A pesquisa da UNFPA ainda evidenciou que, apesar disso, as mulheres são um eixo central para combater as mudanças climáticas. Uma das formas de minimizar o impacto de riscos dos desastres causados pelo clima, são mulheres ocupando os espaços de poder para tomar decisões e formular políticas públicas sobre assuntos climáticos.
“Precisamos exigir dos governos a implementação de estratégias que coloquem a mulher no centro do desenvolvimento sustentável, contemplando seu papel fundamental na dimensão social e política da pauta ambiental. Sem isso, não há avanço concreto e duradouro”, destaca a secretária nacional de mulheres do PT, Anne Moura.
Tragédia de enchentes ocorrida em Petrópolis
Infelizmente no Brasil, temos o exemplo mais recente dessa desigualdade climática: a tragédia de enchentes ocorrida em Petrópolis. De acordo com o boletim mais recente, 23 de fevereiro, são 124 mulheres e 80 homens morreram em deslizamentos e enchentes, sendo 39 crianças e adolescentes.
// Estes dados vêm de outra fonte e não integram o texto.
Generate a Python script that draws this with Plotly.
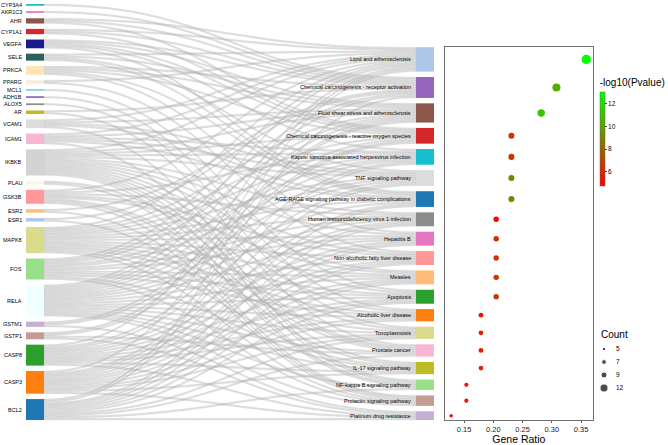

Ou seja, o número de mulheres mortas é quase o dobro do óbito de homens.
Para a doutora em geografia e coordenadora do OUTRAS- Observatório Feminista, Gleys Ramos, existem duas perspectivas para entender o cenário da tragédia em Petrópolis num contexto da interseccionalidade: divisão sexual do trabalho e a pobreza de genêro, onde as mulheres são empurradas nas áreas de risco, levando à precarização das moradias.
A primeira é em razão da divisão sexual de trabalho, as mulheres acabam ficando com a responsabilidade das atividades domésticas e dos cuidados não remunerados, sobretudo neste período de pandemia que aumentou o desemprego.
“Por causa do acirramento da crise econômica na pandemia durante a má gestão, fez com que as mulheres, fossem sujeitas mais impactadas pelo desemprego, isso quer dizer que elas não têm renda segura mensal, muitas delas estavam desempregadas”, explica a doutora.
Já outra causa é em relação ao empobrecimento veloz das mulheres, principalmente, as mulheres interseccionadas pela divisão de raça, classe e gênero. Por serem elas empurradas na área de risco e têm menos acessos aos meios de produção e à moradia digna.
“O recorte racial é permeado pela pobreza, se formos pensar a pobreza no Brasil infelizmente vemos a predominância da população negra, e quem compõe as periferias hoje, são mulheres e crianças- valido ressaltar que trago crianças porque quem cuida delas são as mulheres”, complementa.